| LaTeX was built to typeset documents. You have pages in documents and pagination is of critical importance in LaTeX. In the web you don't have pages, it's evolved to be seamless and scrollable. Natuarally, LaTeX was not designed for such an environment. That doesn't mean that LaTeX is worthless on the web. The gluing algorithms that Knuth used for creating sentences and paragraphs do (for the most part) work, even in documents without pages. In all honesty, the web could benefit greatly from LaTeX, pagination aside. I'm glad that the author seems to have a practical perspective on this:
>We think LaTeX is still the best programming language to tell a computer how to place text on a page. But the TeX project started pre-web, in 1978, and its scope and function are tightly linked to the printed page, not the webpage.
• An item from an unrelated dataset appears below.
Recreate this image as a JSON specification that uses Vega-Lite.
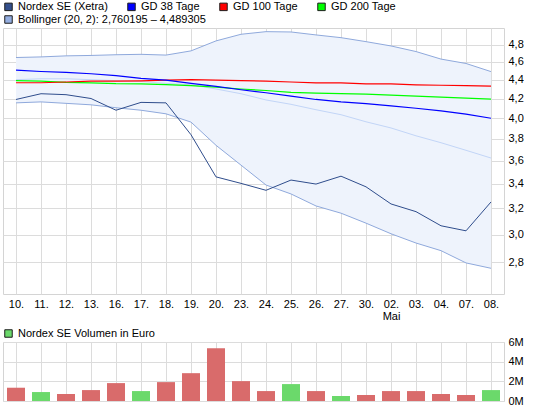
{
  "$schema": "https://vega.github.io/schema/vega-lite/v6.json",
  "padding": {"left": 2, "top": 0, "right": 0, "bottom": 0},
  "datasets": {
    "kurs": [
      {"d": "10.", "price": 4.19, "gd38": 4.505, "gd100": 4.367, "gd200": 4.39, "bu": 4.648, "bm": 4.4, "bl": 4.155, "vol": 1.35, "dir": "down"},
      {"d": "11.", "price": 4.25, "gd38": 4.49, "gd100": 4.367, "gd200": 4.385, "bu": 4.655, "bm": 4.41, "bl": 4.165, "vol": 0.91, "dir": "up"},
      {"d": "12.", "price": 4.24, "gd38": 4.48, "gd100": 4.375, "gd200": 4.37, "bu": 4.667, "bm": 4.41, "bl": 4.15, "vol": 0.71, "dir": "down"},
      {"d": "13.", "price": 4.2, "gd38": 4.465, "gd100": 4.385, "gd200": 4.365, "bu": 4.672, "bm": 4.4, "bl": 4.135, "vol": 1.11, "dir": "down"},
      {"d": "16.", "price": 4.08, "gd38": 4.445, "gd100": 4.385, "gd200": 4.357, "bu": 4.68, "bm": 4.39, "bl": 4.105, "vol": 1.82, "dir": "down"},
      {"d": "17.", "price": 4.16, "gd38": 4.415, "gd100": 4.388, "gd200": 4.355, "bu": 4.685, "bm": 4.38, "bl": 4.08, "vol": 1.01, "dir": "up"},
      {"d": "18.", "price": 4.155, "gd38": 4.395, "gd100": 4.395, "gd200": 4.346, "bu": 4.676, "bm": 4.36, "bl": 4.044, "vol": 1.92, "dir": "down"},
      {"d": "19.", "price": 3.84, "gd38": 4.36, "gd100": 4.4, "gd200": 4.335, "bu": 4.725, "bm": 4.345, "bl": 3.962, "vol": 2.83, "dir": "down"},
      {"d": "20.", "price": 3.46, "gd38": 4.327, "gd100": 4.395, "gd200": 4.32, "bu": 4.843, "bm": 4.3, "bl": 3.741, "vol": 5.36, "dir": "down"},
      {"d": "23.", "price": 3.405, "gd38": 4.292, "gd100": 4.39, "gd200": 4.3, "bu": 4.923, "bm": 4.25, "bl": 3.562, "vol": 2.02, "dir": "down"},
      {"d": "24.", "price": 3.347, "gd38": 4.26, "gd100": 4.385, "gd200": 4.284, "bu": 4.955, "bm": 4.185, "bl": 3.391, "vol": 1.01, "dir": "down"},
      {"d": "25.", "price": 3.433, "gd38": 4.225, "gd100": 4.375, "gd200": 4.265, "bu": 4.951, "bm": 4.14, "bl": 3.317, "vol": 1.72, "dir": "up"},
      {"d": "26.", "price": 3.399, "gd38": 4.19, "gd100": 4.365, "gd200": 4.257, "bu": 4.915, "bm": 4.085, "bl": 3.22, "vol": 1.01, "dir": "down"},
      {"d": "27.", "price": 3.466, "gd38": 4.165, "gd100": 4.365, "gd200": 4.25, "bu": 4.882, "bm": 4.035, "bl": 3.163, "vol": 0.51, "dir": "up"},
      {"d": "30.", "price": 3.376, "gd38": 4.147, "gd100": 4.355, "gd200": 4.245, "bu": 4.834, "bm": 3.965, "bl": 3.086, "vol": 0.61, "dir": "down"},
      {"d": "02.", "price": 3.236, "gd38": 4.125, "gd100": 4.355, "gd200": 4.235, "bu": 4.783, "bm": 3.905, "bl": 3.006, "vol": 1.01, "dir": "down"},
      {"d": "03.", "price": 3.175, "gd38": 4.1, "gd100": 4.345, "gd200": 4.225, "bu": 4.717, "bm": 3.83, "bl": 2.938, "vol": 1.01, "dir": "down"},
      {"d": "04.", "price": 3.066, "gd38": 4.073, "gd100": 4.34, "gd200": 4.215, "bu": 4.63, "bm": 3.765, "bl": 2.883, "vol": 0.71, "dir": "down"},
      {"d": "07.", "price": 3.028, "gd38": 4.04, "gd100": 4.335, "gd200": 4.205, "bu": 4.58, "bm": 3.695, "bl": 2.797, "vol": 0.61, "dir": "down"},
      {"d": "08.", "price": 3.252, "gd38": 4.0, "gd100": 4.33, "gd200": 4.194, "bu": 4.489, "bm": 3.625, "bl": 2.76, "vol": 1.11, "dir": "up"}
    ]
  },
  "spacing": 5,
  "resolve": {
    "scale": {"color": "independent", "fill": "independent"},
    "legend": {"color": "independent", "fill": "independent"}
  },
  "vconcat": [
    {
      "width": 501,
      "height": 266,
      "data": {"name": "kurs"},
      "encoding": {
        "x": {
          "field": "d",
          "type": "ordinal",
          "sort": null,
          "scale": {"type": "point", "padding": 0.52},
          "axis": {
            "title": null,
            "labelAngle": 0,
            "ticks": false,
            "domain": false,
            "grid": true,
            "labelPadding": 4,
            "labelLineHeight": 12,
            "labelExpr": "datum.value == '02.' ? ['02.', 'Mai'] : datum.value"
          }
        }
      },
      "layer": [
        {
          "mark": {"type": "area", "color": "#eef3fc"},
          "encoding": {
            "y": {
              "field": "bl",
              "type": "quantitative",
              "title": null,
              "scale": {"type": "log", "domain": [2.59, 5.0], "nice": false, "zero": false},
              "axis": {
                "orient": "right",
                "values": [2.8, 3.0, 3.2, 3.4, 3.6, 3.8, 4.0, 4.2, 4.4, 4.6, 4.8],
                "labelExpr": "replace(format(datum.value, '.1f'), '.', ',')",
                "ticks": false,
                "domain": false,
                "labelPadding": 4,
                "grid": true
              }
            },
            "y2": {"field": "bu"}
          }
        },
        {"mark": {"type": "line", "color": "#8fa9dc", "strokeWidth": 1}, "encoding": {"y": {"field": "bl", "type": "quantitative", "title": null}}},
        {"mark": {"type": "line", "color": "#8fa9dc", "strokeWidth": 1}, "encoding": {"y": {"field": "bu", "type": "quantitative", "title": null}}},
        {"mark": {"type": "line", "color": "#c2d5f7", "strokeWidth": 1}, "encoding": {"y": {"field": "bm", "type": "quantitative", "title": null}}},
        {"mark": {"type": "line", "color": "#00ff00", "strokeWidth": 1.2}, "encoding": {"y": {"field": "gd200", "type": "quantitative", "title": null}}},
        {"mark": {"type": "line", "color": "#ff0000", "strokeWidth": 1.2}, "encoding": {"y": {"field": "gd100", "type": "quantitative", "title": null}}},
        {"mark": {"type": "line", "color": "#0000ff", "strokeWidth": 1.2}, "encoding": {"y": {"field": "gd38", "type": "quantitative", "title": null}}},
        {"mark": {"type": "line", "color": "#2f4d8c", "strokeWidth": 1}, "encoding": {"y": {"field": "price", "type": "quantitative", "title": null}}},
        {
          "transform": [{"filter": "false"}],
          "mark": {"type": "square", "stroke": "#1e1e1e", "strokeWidth": 1, "opacity": 1},
          "encoding": {
            "color": {
              "field": "serie",
              "type": "nominal",
              "scale": {
                "domain": ["Nordex SE (Xetra)", "GD 38 Tage", "GD 100 Tage", "GD 200 Tage"],
                "range": ["#34508c", "#0000ff", "#ff0000", "#00ff00"]
              },
              "legend": {
                "title": null,
                "orient": "none",
                "legendX": 0,
                "legendY": -27,
                "direction": "horizontal",
                "columnPadding": 17,
                "symbolType": "square",
                "symbolSize": 56,
                "symbolStrokeColor": "#1e1e1e",
                "symbolStrokeWidth": 1,
                "symbolOpacity": 1,
                "labelOffset": 4
              }
            }
          }
        },
        {
          "transform": [{"filter": "false"}],
          "mark": {"type": "square", "stroke": "#1e1e1e", "strokeWidth": 1, "opacity": 1},
          "encoding": {
            "fill": {
              "datum": "Bollinger (20, 2): 2,760195 – 4,489305",
              "scale": {"domain": ["Bollinger (20, 2): 2,760195 – 4,489305"], "range": ["#94aee0"]},
              "legend": {
                "title": null,
                "orient": "none",
                "legendX": 0,
                "legendY": -14,
                "symbolType": "square",
                "symbolSize": 56,
                "symbolStrokeColor": "#1e1e1e",
                "symbolStrokeWidth": 1,
                "symbolOpacity": 1,
                "labelOffset": 4
              }
            }
          }
        }
      ]
    },
    {
      "width": 501,
      "height": 59,
      "data": {"name": "kurs"},
      "encoding": {
        "x": {
          "field": "d",
          "type": "ordinal",
          "sort": null,
          "scale": {"type": "point", "padding": 0.52},
          "axis": {"title": null, "labels": false, "ticks": false, "domain": false, "grid": true}
        }
      },
      "layer": [
        {
          "mark": {"type": "bar", "size": 18},
          "encoding": {
            "y": {
              "field": "vol",
              "type": "quantitative",
              "title": null,
              "scale": {"domain": [0, 6], "nice": false},
              "axis": {"orient": "right", "values": [0, 2, 4, 6], "labelExpr": "datum.value + 'M'", "ticks": false, "domain": false, "labelPadding": 4}
            },
            "fill": {
              "field": "dir",
              "type": "nominal",
              "scale": {"domain": ["down", "up"], "range": ["#d96b6b", "#6bd96b"]},
              "legend": null
            }
          }
        },
        {
          "transform": [{"filter": "false"}],
          "mark": {"type": "square", "stroke": "#1e1e1e", "strokeWidth": 1, "opacity": 1},
          "encoding": {
            "color": {
              "datum": "Nordex SE Volumen in Euro",
              "scale": {"domain": ["Nordex SE Volumen in Euro"], "range": ["#6bd96b"]},
              "legend": {
                "title": null,
                "orient": "none",
                "legendX": 0,
                "legendY": -14,
                "symbolType": "square",
                "symbolSize": 56,
                "symbolStrokeColor": "#1e1e1e",
                "symbolStrokeWidth": 1,
                "symbolOpacity": 1,
                "labelOffset": 4
              }
            }
          }
        }
      ]
    }
  ],
  "config": {
    "view": {"stroke": "#d4d4d4"},
    "axis": {"gridColor": "#dcdcdc", "labelFont": "Liberation Sans", "labelFontSize": 11, "labelColor": "#000000"},
    "legend": {"labelFont": "Liberation Sans", "labelFontSize": 11, "labelColor": "#000000", "labelLimit": 400}
  }
}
He goes on to give an example of constructing a table in LaTex which requires (or assumes by default) a suggested location for LaTeX to place the table in the page; something which is currently nonsensical in all but a few web environments. Like the author, I also find CSS appealing for a potential "LaTeX" on the web solution. However, LaTeX was designed from the very first to be the next standard in type setting and is a turing complete language. CSS is still under debate for being turing complete, and it lacks nearly all of the features that are iconic of LaTeX, except for the ability to format math equations ( and even then...). I'm not sure what the next standard in typesetting will be, but it will be designed to be device agnostic (with book existing as a supported format), it will target the web and similar digital media, it will be turing complete, and it will be created specifically to fulfill each of those goals, not to have them retroactively attached in a ham-fisted way. |
No. The output might be beautiful, but the language is most certainly not. Awful to debug.
I consider a more modern language that compiles to LaTeX and leverage its rendering engine for paper docs (while giving you sufficient control over the output) and also gives you a nice web output more pragmatic and a nicer way to approach the problem.